══ SOURCE DATA ══

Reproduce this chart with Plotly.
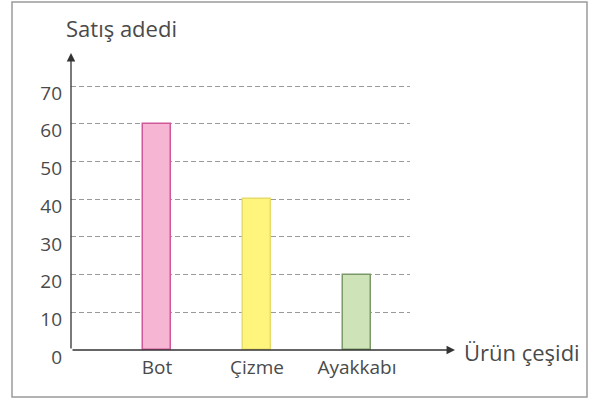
import plotly.graph_objects as go

categories = ["Bot", "Çizme", "Ayakkabı"]
values = [60, 40, 20]
fill_colors = ["#F7B5D4", "#FFF47C", "#CFE3B8"]
line_colors = ["#D0589A", "#E8DC6A", "#7A9A6A"]
y_ticks = [0, 10, 20, 30, 40, 50, 60, 70]
y_title = "Satış adedi"
x_title = "Ürün çeşidi"

W, H = 594, 400
L, R, T, B = 71, 410, 53, 350
pw, ph = R - L, B - T
FONT = "Open Sans"
TXT = "#4a4a4a"

fig = go.Figure()
fig.add_trace(go.Bar(
    x=categories, y=values, width=0.28,
    marker=dict(color=fill_colors, line=dict(color=line_colors, width=1.5)),
    showlegend=False,
))

def px(x):
    return (x - L) / pw

def py(y):
    return (B - y) / ph

fig.update_layout(
    width=W, height=H,
    margin=dict(l=L, r=W - R, t=T, b=H - B),
    paper_bgcolor="white", plot_bgcolor="white",
    font=dict(family=FONT, size=19, color=TXT),
    bargap=0,
    xaxis=dict(
        type="category", range=[-0.86, 2.53],
        showgrid=False, zeroline=False, showline=False,
        ticks="", ticklabelstandoff=4,
        tickfont=dict(family=FONT, size=19, color=TXT),
    ),
    yaxis=dict(
        range=[0, (B - T) / 37.7 * 10],
        tickvals=y_ticks, ticktext=[str(v) for v in y_ticks],
        showgrid=True, gridcolor="#9a9a9a", griddash="5px,3px", gridwidth=1,
        zeroline=False, showline=False, ticks="", ticklabelstandoff=8,
        ticklabelshift=7,
        tickfont=dict(family=FONT, size=19, color=TXT),
    ),
    shapes=[
        dict(type="rect", xref="paper", yref="paper",
             x0=px(12), x1=px(587), y0=py(397), y1=py(2),
             line=dict(color="#9a9a9a", width=1.5), fillcolor="rgba(0,0,0,0)", layer="below"),
    ],
    annotations=[
        dict(xref="paper", yref="paper", x=px(455), y=0, ax=-(455 - L), ay=0,
             showarrow=True, arrowhead=2, arrowsize=1.3, arrowwidth=1.3, arrowcolor="#333333", text=""),
        dict(xref="paper", yref="paper", x=0, y=1, ax=0, ay=ph,
             showarrow=True, arrowhead=2, arrowsize=1.3, arrowwidth=1.3, arrowcolor="#333333", text=""),
        dict(xref="paper", yref="paper", x=px(64), y=py(28), xanchor="left", yanchor="middle",
             text=y_title, showarrow=False, font=dict(family=FONT, size=22, color=TXT)),
        dict(xref="paper", yref="paper", x=px(462), y=py(352), xanchor="left", yanchor="middle",
             text=x_title, showarrow=False, font=dict(family=FONT, size=22, color=TXT)),
    ],
)

fig.write_html("out.html", config={"displayModeBar": False},
               post_script="document.body.style.margin='0';document.body.style.overflow='hidden';")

═══

Up to and including the line containing "return (B - y) / ph", repeat every line from the start of the data, but none of the pictures.

Reproduce this chart with Plotly.
import plotly.graph_objects as go

categories = ["Bot", "Çizme", "Ayakkabı"]
values = [60, 40, 20]
fill_colors = ["#F7B5D4", "#FFF47C", "#CFE3B8"]
line_colors = ["#D0589A", "#E8DC6A", "#7A9A6A"]
y_ticks = [0, 10, 20, 30, 40, 50, 60, 70]
y_title = "Satış adedi"
x_title = "Ürün çeşidi"

W, H = 594, 400
L, R, T, B = 71, 410, 53, 350
pw, ph = R - L, B - T
FONT = "Open Sans"
TXT = "#4a4a4a"

fig = go.Figure()
fig.add_trace(go.Bar(
    x=categories, y=values, width=0.28,
    marker=dict(color=fill_colors, line=dict(color=line_colors, width=1.5)),
    showlegend=False,
))

def px(x):
    return (x - L) / pw

def py(y):
    return (B - y) / ph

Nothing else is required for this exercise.